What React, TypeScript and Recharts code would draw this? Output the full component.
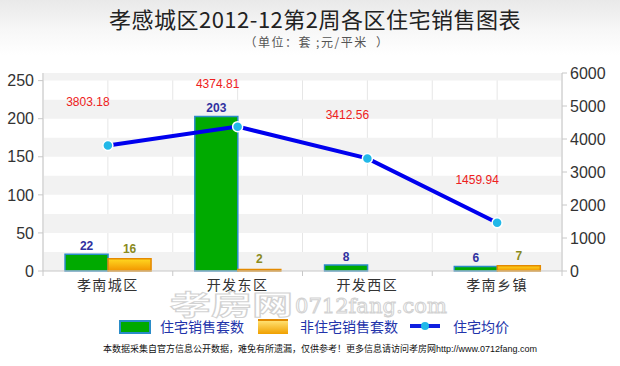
import React from "react";
import {
  Bar,
  CartesianGrid,
  ComposedChart,
  LabelList,
  Line,
  ReferenceArea,
  XAxis,
  YAxis,
} from "recharts";

const categories = ["孝南城区", "开发东区", "开发西区", "孝南乡镇"];
const residentialSales = [22, 203, 8, 6];
const nonResidentialSales = [16, 2, 0, 7];
const avgPrice = [3803.18, 4374.81, 3412.56, 1459.94];
const leftTicks = [0, 50, 100, 150, 200, 250];
const rightTicks = [0, 1000, 2000, 3000, 4000, 5000, 6000];
const bandStarts = [0, 50, 100, 150, 200, 250];

const data = categories.map((name, i) => ({
  name,
  res: residentialSales[i],
  nonRes: nonResidentialSales[i],
  price: avgPrice[i],
}));

const CJK = '"Noto Sans CJK SC", "Noto Sans", sans-serif';
const NUM = '"Liberation Sans", Arial, sans-serif';

function CategoryTick(props: any) {
  const { x, y, payload, index, visibleTicksCount } = props;
  const half = payload?.offset ?? 0;
  const last = index === visibleTicksCount - 1;
  return (
    <g>
      <line x1={x - half} x2={x - half} y1={y - 7} y2={y - 2} stroke="#c8c8c8" />
      {last && <line x1={x + half} x2={x + half} y1={y - 7} y2={y - 2} stroke="#c8c8c8" />}
      <text x={x} y={y + 12} textAnchor="middle" fill="#333" fontSize={14} fontFamily={CJK} letterSpacing={1.5}>
        {payload.value}
      </text>
    </g>
  );
}

function PriceLabel(props: any) {
  const { x, y, value } = props;
  return (
    <text x={x - 20} y={y - 39} textAnchor="middle" fill="#ee2020" fontSize={12} fontFamily={NUM}>
      {Number(value).toFixed(2)}
    </text>
  );
}

export default function App() {
  return (
    <div
      style={{
        position: "relative",
        width: 620,
        height: 366,
        overflow: "hidden",
        background: "linear-gradient(#e9e9e9 0px, #f7f7f7 30px, #ffffff 55px)",
        fontFamily: CJK,
      }}
    >
      <style>{`body{margin:0}`}</style>
      <svg style={{ position: "absolute", top: 0, left: 0 }} width={620} height={60}>
        <text x={315} y={28} textAnchor="middle" fontSize={22} fill="#222" fontFamily={CJK} letterSpacing={0.5}>
          孝感城区2012-12第2周各区住宅销售图表
        </text>
        <text x={317} y={47} textAnchor="middle" fontSize={12} fill="#555" fontFamily={CJK} letterSpacing={1.5}>
          （单位：套 ;元/平米 {"\u00a0"}）
        </text>
      </svg>

      <div style={{ position: "absolute", top: 0, left: 0 }}>
        <ComposedChart
          width={620}
          height={366}
          data={data}
          margin={{ top: 73, right: 0, bottom: 71, left: 0 }}
          barCategoryGap="17%"
          barGap={0}
        >
          <defs>
            <linearGradient id="orangeFill" x1="0" y1="0" x2="0" y2="1">
              <stop offset="0%" stopColor="#ffd820" />
              <stop offset="100%" stopColor="#f29400" />
            </linearGradient>
          </defs>
          {bandStarts.map((s) => (
            <ReferenceArea
              key={s}
              yAxisId="left"
              y1={s}
              y2={Math.min(s + 25, 260)}
              fill="#f2f2f2"
              fillOpacity={1}
              stroke="none"
            />
          ))}
          <CartesianGrid
            horizontal={false}
            stroke="#e6e6e6"
            verticalCoordinatesGenerator={({ offset }: any) =>
              Array.from({ length: 9 }, (_, i) => offset.left + (i * offset.width) / 8)
            }
          />
          <XAxis
            dataKey="name"
            axisLine={{ stroke: "#c8c8c8" }}
            tickLine={false}
            tickSize={0}
            tickMargin={7}
            height={24}
            interval={0}
            tick={<CategoryTick />}
          />
          <YAxis
            yAxisId="left"
            domain={[0, 260]}
            ticks={leftTicks}
            width={43}
            axisLine={{ stroke: "#c8c8c8" }}
            tickLine={{ stroke: "#c8c8c8" }}
            tickSize={5}
            tickMargin={4}
            tick={{ fill: "#333", fontSize: 16, fontFamily: NUM }}
          />
          <YAxis
            yAxisId="right"
            orientation="right"
            domain={[0, 6000]}
            ticks={rightTicks}
            width={58}
            axisLine={{ stroke: "#c8c8c8" }}
            tickLine={{ stroke: "#c8c8c8" }}
            tickSize={5}
            tickMargin={3}
            tick={{ fill: "#333", fontSize: 16, fontFamily: NUM }}
          />
          <Bar
            yAxisId="left"
            dataKey="res"
            fill="#00aa00"
            stroke="#2a8cc8"
            strokeWidth={1.5}
            isAnimationActive={false}
          >
            <LabelList dataKey="res" position="top" offset={4} fill="#3030a0" fontSize={12} fontWeight="bold" fontFamily={NUM} />
          </Bar>
          <Bar
            yAxisId="left"
            dataKey="nonRes"
            fill="url(#orangeFill)"
            stroke="#e48a00"
            strokeWidth={1.5}
            isAnimationActive={false}
          >
            <LabelList dataKey="nonRes" position="top" offset={6} fill="#8a8a20" fontSize={12} fontWeight="bold" fontFamily={NUM} />
          </Bar>
          <Line
            yAxisId="right"
            dataKey="price"
            stroke="#0000ee"
            strokeWidth={4}
            dot={{ r: 5, fill: "#22b8e8", stroke: "#ffffff", strokeWidth: 1.5 }}
            activeDot={false}
            isAnimationActive={false}
          >
            <LabelList dataKey="price" content={<PriceLabel />} />
          </Line>
        </ComposedChart>
      </div>

      {/* watermark */}
      <svg style={{ position: "absolute", top: 0, left: 0 }} width={620} height={366}>
        <g fill="rgba(255,255,255,0.75)" stroke="#d2d2d2" strokeWidth={1}>
          <text
            x={170}
            y={315}
            fontSize={27}
            fontWeight="bold"
            fontFamily={CJK}
            textLength={123}
            lengthAdjust="spacingAndGlyphs"
          >
            孝房网
          </text>
          <text
            x={295}
            y={313}
            fontSize={20}
            fontFamily='"DejaVu Serif", serif'
            textLength={152}
            lengthAdjust="spacingAndGlyphs"
          >
            0712fang.com
          </text>
        </g>
      </svg>

      <div
        style={{
          position: "absolute",
          top: 316,
          left: 0,
          width: 620,
          height: 20,
          fontSize: 14,
          color: "#2233aa",
          lineHeight: "20px",
        }}
      >
        <span style={{ position: "absolute", left: 119, top: 4, width: 28, height: 10, background: "#00aa00", border: "2px solid #2a8cc8" }} />
        <span style={{ position: "absolute", left: 160, top: 0 }}>住宅销售套数</span>
        <span
          style={{
            position: "absolute",
            left: 258,
            top: 3,
            width: 30,
            height: 13,
            background: "linear-gradient(#ffe070, #f0a000)",
            borderTop: "2px solid #e08800",
          }}
        />
        <span style={{ position: "absolute", left: 300, top: 0 }}>非住宅销售套数</span>
        <span style={{ position: "absolute", left: 410, top: 8, width: 30, height: 4, background: "#1020e0" }} />
        <span style={{ position: "absolute", left: 421, top: 6, width: 8, height: 8, borderRadius: 4, background: "#22b8e8" }} />
        <span style={{ position: "absolute", left: 453, top: 0 }}>住宅均价</span>
      </div>

      <div
        style={{
          position: "absolute",
          top: 343,
          left: 0,
          width: 640,
          textAlign: "center",
          fontSize: 9,
          color: "#111",
          lineHeight: "12px",
          whiteSpace: "nowrap",
        }}
      >
        本数据采集自官方信息公开数据，难免有所遗漏，仅供参考！更多信息请访问孝房网
        <span style={{ fontFamily: NUM }}>http://www.0712fang.com</span>
      </div>
    </div>
  );
}
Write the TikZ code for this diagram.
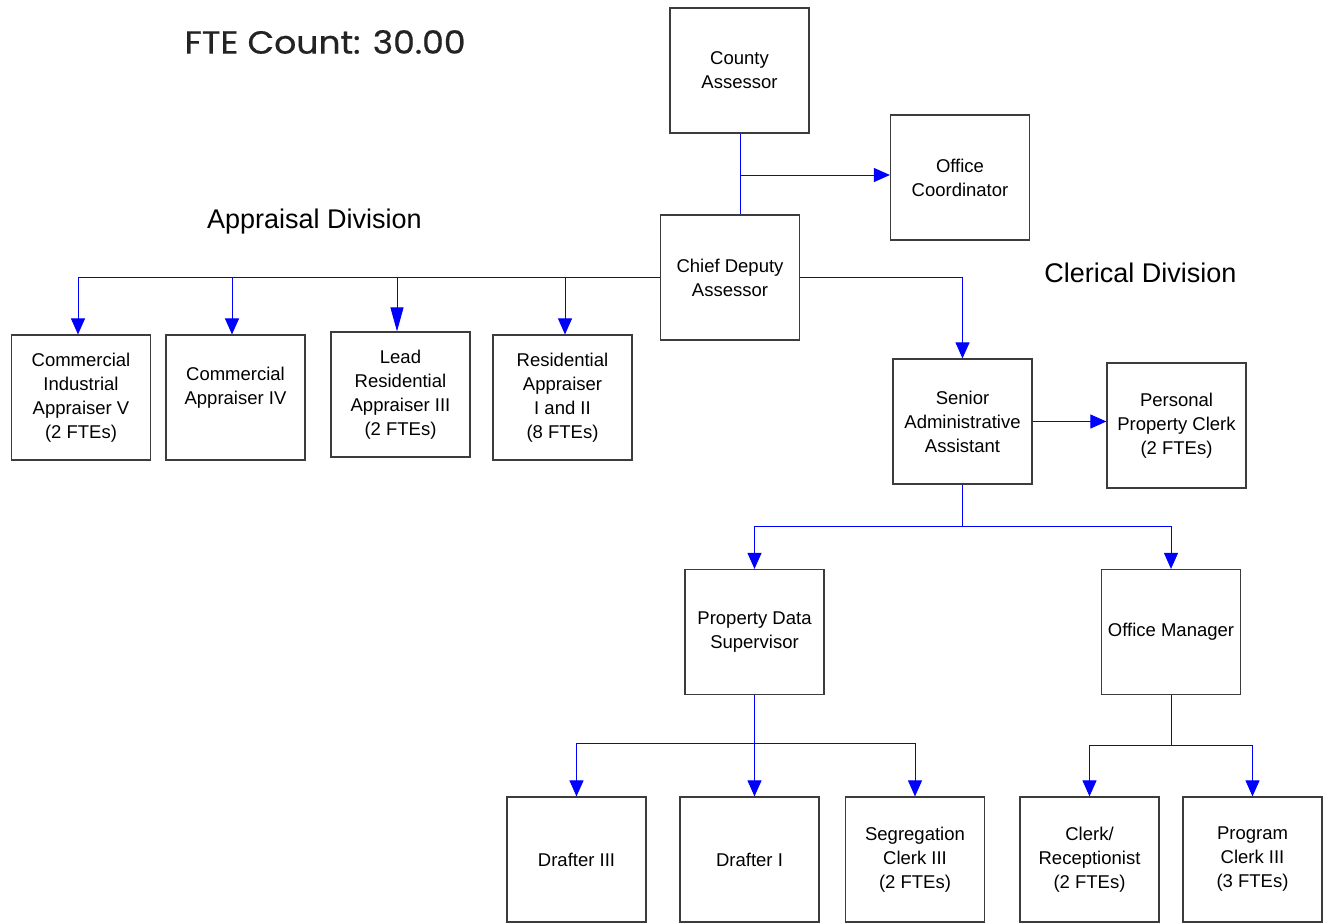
\documentclass[tikz,border=0pt]{standalone}
\usepackage{fontspec}
\setmainfont{Liberation Sans}
\newfontfamily\geofont[FakeBold=0.6]{Poppins}
\usetikzlibrary{arrows.meta,calc}
\definecolor{boxline}{RGB}{60,60,60}
\definecolor{conn}{RGB}{0,0,255}
\tikzset{
  box/.style={draw=boxline, line width=1.2pt, minimum width=139pt, minimum height=125pt,
    inner sep=0pt, align=center, font=\fontsize{18.5}{24}\selectfont},
  conline/.style={draw=conn, line width=1pt},
  arr/.style={conline, -{Triangle[length=16pt,width=14pt]}},
  bigarr/.style={conline, -{Triangle[length=24pt,width=13pt]}},
  divlabel/.style={font=\fontsize{27}{32}\selectfont, inner sep=0pt},
}
\begin{document}
\begin{tikzpicture}[x=1pt,y=-1pt]
\useasboundingbox (0,0) rectangle (1323,922);
\fill[white] (0,0) rectangle (1323,922);

% titles
\node[font=\geofont\fontsize{32}{36}\selectfont, xscale=1.08, text={rgb,255:red,35;green,35;blue,35}, inner sep=0pt] (fte) at (325,42) {FTE Count: 30.00};
\node[divlabel] (appdiv) at (314.5,222) {Appraisal Division};
\node[divlabel] (cledv) at (1140.5,273) {Clerical Division};

% boxes
\node[box] (CA) at (739.5,70.5) {County\\Assessor};
\node[box] (OC) at (960,177.5) {Office\\Coordinator};
\node[box] (CD) at (730,277.5) {Chief Deputy\\Assessor};
\node[box] (CI) at (81,397.5) {Commercial\\Industrial\\Appraiser V\\(2 FTEs)};
\node[box] (C4) at (235.5,397.5) {Commercial\\Appraiser IV\\\mbox{}};
\node[box] (LR) at (400.5,394.5) {Lead\\Residential\\Appraiser III\\(2 FTEs)};
\node[box] (RA) at (562.5,397.5) {Residential\\Appraiser\\I and II\\(8 FTEs)};
\node[box] (SA) at (962.5,421.5) {Senior\\Administrative\\Assistant};
\node[box] (PP) at (1176.5,425.5) {Personal\\Property Clerk\\(2 FTEs)};
\node[box] (PD) at (754.5,632) {Property Data\\Supervisor};
\node[box] (OM) at (1171,632) {Office Manager};
\node[box] (D3) at (576.5,859.5) {Drafter III};
\node[box] (D1) at (749.5,859.5) {Drafter I};
\node[box] (SC) at (915,859.5) {Segregation\\Clerk III\\(2 FTEs)};
\node[box] (CR) at (1089.5,859.5) {Clerk/\\Receptionist\\(2 FTEs)};
\node[box] (PC) at (1252.5,859.5) {Program\\Clerk III\\(3 FTEs)};

% junctions
\coordinate (j1) at (740,175);
\coordinate (j2) at (962.5,526);
\coordinate (j3) at (754.5,743);
\coordinate (j4) at (1171,745);

% connectors
\draw[conline] (CA.south -| j1) -- (CD.north -| j1);
\draw[arr] (j1) -- (j1 -| OC.west);

\draw[arr] (CD.west) -| ([xshift=-3pt]CI.north);
\draw[arr] (CD.west) -| ([xshift=-3.5pt]C4.north);
\draw[bigarr] (CD.west) -| ([xshift=-3.5pt]LR.north);
\draw[arr] (CD.west) -| ([xshift=2.5pt]RA.north);

\draw[arr] (CD.east) -| (SA.north);
\draw[arr] (SA.east) -- (SA.east -| PP.west);

\draw[conline] (SA.south) -- (j2);
\draw[arr] (j2) -| (PD.north);
\draw[arr] (j2) -| (OM.north);

\draw[conline] (PD.south) -- (j3);
\draw[arr] (j3) -| (D3.north);
\draw[arr] (j3) -- (j3 |- D1.north);
\draw[arr] (j3) -| (SC.north);

\draw[conline] (OM.south) -- (j4);
\draw[arr] (j4) -| (CR.north);
\draw[arr] (j4) -| (PC.north);
\end{tikzpicture}
\end{document}
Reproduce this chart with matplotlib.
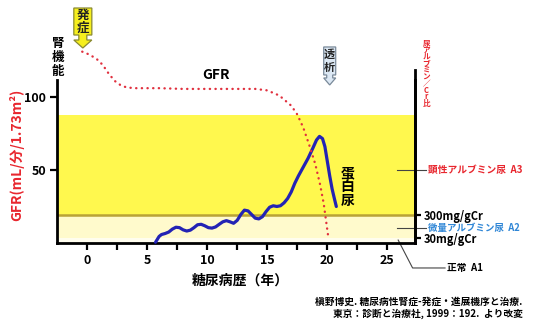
import matplotlib
matplotlib.use("Agg")
import matplotlib.pyplot as plt
from matplotlib.patches import Polygon
from matplotlib import transforms as mtrans

plt.rcParams['font.family'] = ['Noto Sans CJK JP', 'DejaVu Sans']
plt.rcParams['font.weight'] = 'bold'

# ---------------- data ----------------
gfr_years = [-0.4, 0.2, 0.8, 1.3, 1.8, 2.3, 2.8, 3.3, 4.0, 6.0, 8.0, 10.0, 12.0, 14.0,
             15.0, 16.0, 17.0, 17.5, 18.0, 18.5, 19.0, 19.4, 19.7, 19.9, 20.1]
gfr_values = [131, 129, 126, 122, 116, 111, 108, 106.5, 106, 106, 105.5, 105.5, 105.5, 105.5,
              104.5, 101, 94, 88, 79, 67, 54, 40, 27, 15, 3]

prot_years = [5.7, 5.85, 6.0, 6.2, 6.5, 6.8, 7.1, 7.4, 7.7, 8.0, 8.3, 8.6, 8.9, 9.2,
              9.5, 9.8, 10.1, 10.4, 10.7, 11.0, 11.3, 11.6, 11.9, 12.2, 12.5, 12.8,
              13.1, 13.4, 13.7, 14.0, 14.3, 14.6, 14.9, 15.2, 15.5, 15.8, 16.1, 16.4,
              16.7, 17.0, 17.3, 17.6, 18.0, 18.4, 18.8, 19.1, 19.35, 19.6, 19.8, 20.0,
              20.2, 20.4, 20.6, 20.75]
prot_values = [0.5, 2.5, 4.5, 5.8, 6.5, 7.5, 9.5, 10.8, 10.5, 9.0, 8.2, 8.8, 10.5, 12.5,
               12.8, 11.8, 10.5, 10.2, 11.0, 12.8, 14.5, 15.3, 14.5, 13.5, 15.5, 19.5,
               22.5, 22.0, 19.5, 17.0, 16.5, 18.0, 21.5, 24.5, 25.5, 25.0, 25.5, 27.5,
               30.5, 35.0, 41.0, 46.0, 52.0, 58.0, 65.0, 70.5, 73.0, 71.5, 66.0, 56.0,
               46.0, 37.0, 30.0, 25.0]

x_ticks = [0, 5, 10, 15, 20, 25]
x_minor = [2.5, 7.5, 12.5, 17.5, 22.5]
y_ticks = [50, 100]
alb_levels = [19, 3.5]           # 300 mg/gCr, 30 mg/gCr
alb_labels = ['300mg/gCr', '30mg/gCr']
zone_top = 87.7
onset_year, onset_val = -0.35, 133.5
dialysis_year, dialysis_val = 20.2, 108.2

RED = '#e8262e'
BLUE_TXT = '#2f86d6'

fig = plt.figure(figsize=(5.37, 3.2), dpi=100)
ax = fig.add_axes([57/537, 77/320, 358/537, 163/320])
ax.set_xlim(-2.5, 27.3)
ax.set_ylim(0, 111.6)

# background zones
ax.axhspan(alb_levels[0], zone_top, color='#fff84e', lw=0, zorder=0)
ax.axhspan(alb_levels[1], alb_levels[0], color='#fffacc', lw=0, zorder=0)
ax.axhspan(0, alb_levels[1], color='#fffdee', lw=0, zorder=0)
ax.axhline(alb_levels[0], color='#b9a236', lw=1.8, zorder=1)

# curves
ax.plot(prot_years, prot_values, color='#2323b4', lw=2.3, solid_capstyle='round',
        solid_joinstyle='round', zorder=3, clip_on=False)
ax.plot(gfr_years, gfr_values, color='#e0303e', lw=1.7, linestyle=(0, (0.1, 2.3)),
        dash_capstyle='round', zorder=4, clip_on=False)

# axes styling
ax.spines['top'].set_visible(False)
for s in ['left', 'bottom', 'right']:
    ax.spines[s].set_linewidth(2)
ax.plot([1, 1], [1, 1.06], transform=ax.transAxes, color='black', lw=2, clip_on=False)
ax.set_xticks(x_ticks)
ax.set_xticks(x_minor, minor=True)
ax.set_yticks(y_ticks)
ax.tick_params(axis='both', which='major', direction='out', length=5, width=1.6,
               labelsize=9, pad=3)
ax.tick_params(axis='x', which='minor', direction='out', length=5, width=1.6)
ax.tick_params(axis='y', which='minor', length=0)
for lab in ax.get_xticklabels() + ax.get_yticklabels():
    lab.set_fontweight('bold')

ax2 = ax.twinx()
ax2.set_ylim(ax.get_ylim())
ax2.set_yticks(alb_levels)
ax2.set_yticklabels(alb_labels, fontsize=8, fontweight='bold')
ax2.tick_params(axis='y', direction='out', length=4, width=1.6, pad=2)
for s in ['top', 'left', 'bottom']:
    ax2.spines[s].set_visible(False)
ax2.spines['right'].set_linewidth(2)

# texts
ax.text(10.7, 115, 'GFR', fontsize=10, fontweight='bold', ha='center', va='center', clip_on=False)
ax.text(-2.4, 127, '腎\n機\n能', fontsize=9, fontweight='bold', ha='center', va='center',
        linespacing=1.1, clip_on=False)
ax.text(21.7, 38.4, '蛋\n白\n尿', fontsize=10, fontweight='bold', ha='center', va='center',
        linespacing=1.0, clip_on=False)
ax.text(28.25, 116, '尿\nア\nル\nブ\nミ\nン\n／\nC\nr\n比', fontsize=5.5, color=RED,
        ha='center', va='center', linespacing=0.66, clip_on=False)
ax.text(12.75, -26, '糖尿病歴（年）', fontsize=10, fontweight='bold', ha='center',
        va='center', clip_on=False)
fig.text(0.032, 0.516, 'GFR(mL/分/1.73m²)', rotation=90, color=RED, fontsize=10,
         ha='center', va='center')

# albuminuria category labels
lc = '#444444'
ax.plot([25.8, 28.2], [50, 50], color=lc, lw=0.8, clip_on=False)
ax.text(28.4, 50, '顕性アルブミン尿  A3', color=RED, fontsize=7, va='center', clip_on=False)
ax.plot([25.8, 28.2], [10.3, 10.3], color=lc, lw=0.8, clip_on=False)
ax.text(28.4, 10.3, '微量アルブミン尿  A2', color=BLUE_TXT, fontsize=6.8, va='center', clip_on=False)
ax.plot([25.9, 27.1, 29.8], [2, -17.1, -17.1], color=lc, lw=0.8, clip_on=False)
ax.text(30.0, -17.1, '正常  A1', color='black', fontsize=7, va='center', clip_on=False)

# onset / dialysis arrow boxes (vertices in pixels relative to tip)
def arrow_box(xd, yd, verts_px, face, edge, label, fs, text_y):
    tr = fig.dpi_scale_trans + mtrans.ScaledTranslation(xd, yd, ax.transData)
    verts = [(vx / 100, vy / 100) for vx, vy in verts_px]
    p = Polygon(verts, closed=True, facecolor=face, edgecolor=edge, lw=0.9,
                transform=tr, clip_on=False, zorder=6)
    fig.add_artist(p)
    fig.text(0, text_y / 100, label, transform=tr, fontsize=fs, fontweight='bold',
             ha='center', va='center', linespacing=1.0, color='#222222', zorder=7)

arrow_box(onset_year, onset_val,
          [(0, 0), (9, 8), (4, 8), (4, 13), (9, 13), (9, 40), (-9, 40), (-9, 13),
           (-4, 13), (-4, 8), (-9, 8)], '#f6ef1e', '#8a8a30', '発\n症', 9, 26.5)
arrow_box(dialysis_year, dialysis_val,
          [(0, 0), (6, 7), (3, 7), (3, 10), (6, 10), (6, 38), (-6, 38), (-6, 10),
           (-3, 10), (-3, 7), (-6, 7)], '#dce8f4', '#7a8a9a', '透\n析', 8, 24)

# citation
fig.text(315/537, 0.056, '槇野博史. 糖尿病性腎症-発症・進展機序と治療.', fontsize=7,
         ha='left', va='center')
fig.text(333/537, 0.019, '東京：診断と治療社, 1999：192.  より改変', fontsize=7,
         ha='left', va='center')

fig.savefig('out.png', dpi=100)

◆ **Exercise directions**
Give again, exactly as written, only the lines that start at the one with "Reproduce this chart with matplotlib." and end at the one with "BLUE_TXT = '#2f86d6'", both included. Skip any pictures.

◆ **Response to this exercise**
Reproduce this chart with matplotlib.
import matplotlib
matplotlib.use("Agg")
import matplotlib.pyplot as plt
from matplotlib.patches import Polygon
from matplotlib import transforms as mtrans

plt.rcParams['font.family'] = ['Noto Sans CJK JP', 'DejaVu Sans']
plt.rcParams['font.weight'] = 'bold'

# ---------------- data ----------------
gfr_years = [-0.4, 0.2, 0.8, 1.3, 1.8, 2.3, 2.8, 3.3, 4.0, 6.0, 8.0, 10.0, 12.0, 14.0,
             15.0, 16.0, 17.0, 17.5, 18.0, 18.5, 19.0, 19.4, 19.7, 19.9, 20.1]
gfr_values = [131, 129, 126, 122, 116, 111, 108, 106.5, 106, 106, 105.5, 105.5, 105.5, 105.5,
              104.5, 101, 94, 88, 79, 67, 54, 40, 27, 15, 3]

prot_years = [5.7, 5.85, 6.0, 6.2, 6.5, 6.8, 7.1, 7.4, 7.7, 8.0, 8.3, 8.6, 8.9, 9.2,
              9.5, 9.8, 10.1, 10.4, 10.7, 11.0, 11.3, 11.6, 11.9, 12.2, 12.5, 12.8,
              13.1, 13.4, 13.7, 14.0, 14.3, 14.6, 14.9, 15.2, 15.5, 15.8, 16.1, 16.4,
              16.7, 17.0, 17.3, 17.6, 18.0, 18.4, 18.8, 19.1, 19.35, 19.6, 19.8, 20.0,
              20.2, 20.4, 20.6, 20.75]
prot_values = [0.5, 2.5, 4.5, 5.8, 6.5, 7.5, 9.5, 10.8, 10.5, 9.0, 8.2, 8.8, 10.5, 12.5,
               12.8, 11.8, 10.5, 10.2, 11.0, 12.8, 14.5, 15.3, 14.5, 13.5, 15.5, 19.5,
               22.5, 22.0, 19.5, 17.0, 16.5, 18.0, 21.5, 24.5, 25.5, 25.0, 25.5, 27.5,
               30.5, 35.0, 41.0, 46.0, 52.0, 58.0, 65.0, 70.5, 73.0, 71.5, 66.0, 56.0,
               46.0, 37.0, 30.0, 25.0]

x_ticks = [0, 5, 10, 15, 20, 25]
x_minor = [2.5, 7.5, 12.5, 17.5, 22.5]
y_ticks = [50, 100]
alb_levels = [19, 3.5]           # 300 mg/gCr, 30 mg/gCr
alb_labels = ['300mg/gCr', '30mg/gCr']
zone_top = 87.7
onset_year, onset_val = -0.35, 133.5
dialysis_year, dialysis_val = 20.2, 108.2

RED = '#e8262e'
BLUE_TXT = '#2f86d6'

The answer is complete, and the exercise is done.